Step 1: Trichotillomania DSM-5-TR Criteria
Criterion A: Recurrent pulling out of one's hair, resulting in hair loss.
Seven-year pattern of pulling hair from scalp and eyebrows. Visible bald patches and sparse eyebrows. MET.
Criterion B: Repeated attempts to decrease or stop hair pulling.
Reports 'hundreds' of failed cessation attempts. Behavioral strategies (gloves, bandaids, rubber bands) provide only temporary relief. MET.
Criterion C: Hair pulling causes clinically significant distress or impairment.
Wears hats daily, fills in eyebrows with makeup, avoids swimming and wind. Avoidance behaviors limit social and recreational activities. Significant distress about appearance. MET.
Criterion D: Not attributable to another medical condition (e.g., dermatological).
No alopecia areata or other dermatological conditions. Hair loss is clearly trauma-induced (irregular patches in accessible areas). MET.
Criterion E: Not better explained by another mental disorder.
Not related to OCD (no intrusive obsessive thought driving the behavior). Not related to BDD (not preoccupied with a perceived defect; she is distressed about the CONSEQUENCES of pulling, not a pre-existing appearance concern). Not stereotypic movement disorder. MET.
Step 2: Comorbid Excoriation and BFRBs
Ms. F also picks at her cuticles and periungual skin. This represents a second body-focused repetitive behavior (BFRB):
Excoriation Disorder comorbidity
Recurrent skin picking at cuticles/periungual skin causing tissue damage (ragged, bleeding cuticles). Repeated attempts to stop. Causes distress. Meets DSM-5-TR criteria for comorbid Excoriation (Skin-Picking) Disorder. COMORBID EXCORIATION PRESENT.
BFRB Cluster
Hair pulling and skin picking frequently co-occur as body-focused repetitive behaviors (BFRBs). Ms. F's mother's lifelong nail biting also represents a BFRB, suggesting a familial pattern. Treatment should address both behaviors simultaneously.
Diagnostic Formulation
Diagnostic Conclusion
Trichotillomania (F63.3) + Excoriation Disorder (L98.1): All 5 DSM-5-TR criteria for Trichotillomania met. Comorbid Excoriation Disorder. Seven-year duration with both automatic and focused pulling patterns. Functional impairment (social avoidance, appearance camouflage). Treatment: Habit Reversal Training (HRT) as first-line behavioral treatment — awareness training, competing response (fist clenching when urge to pull), stimulus control (identifying triggers). N-acetylcysteine (NAC) as augmentation. Consider clomipramine if behavioral intervention and NAC are insufficient.
Teaching Points
- Trichotillomania involves two pulling patterns: 'automatic' (out of awareness, during low-attention activities) and 'focused' (deliberate, often in response to an urge or to find hairs with specific textures). Most patients engage in both patterns.
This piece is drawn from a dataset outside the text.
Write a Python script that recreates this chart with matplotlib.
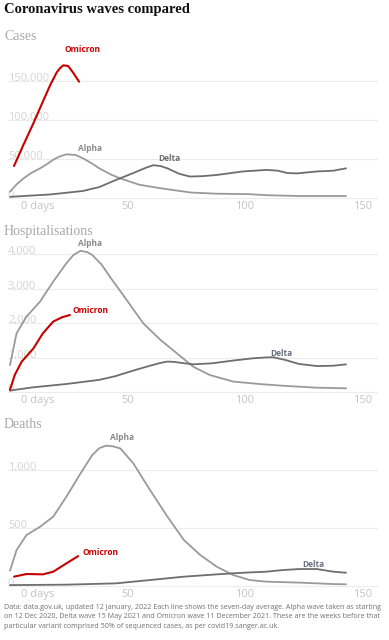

Treatment must address both: stimulus control for automatic pulling, urge surfing and competing responses for focused pulling.
- Habit Reversal Training (HRT) is the first-line behavioral treatment. The three core components are: (1) awareness training (recognizing urges and automatic pulling), (2) competing response training (substituting an incompatible behavior when the urge arises), and (3) social support (enlisting a support person to provide feedback).
- N-acetylcysteine (NAC), a glutamate modulator, has demonstrated efficacy for trichotillomania in clinical trials. It represents a pharmacological option with a favorable side effect profile. Standard dosing is 1200-2400mg daily.
- The oral manipulation pattern (examining the root, running the bulb along lips) is common in trichotillomania and can progress to trichophagia (ingesting hair), which carries the risk of trichobezoar (a hair ball in the GI tract requiring surgical removal). Clinicians should screen for hair ingestion.
- Body-focused repetitive behaviors (hair pulling, skin picking, nail biting, cheek chewing) cluster in families. Ms. F's mother's nail biting suggests shared vulnerability. The cluster nature suggests a common underlying neurobiological mechanism related to grooming behavior regulation.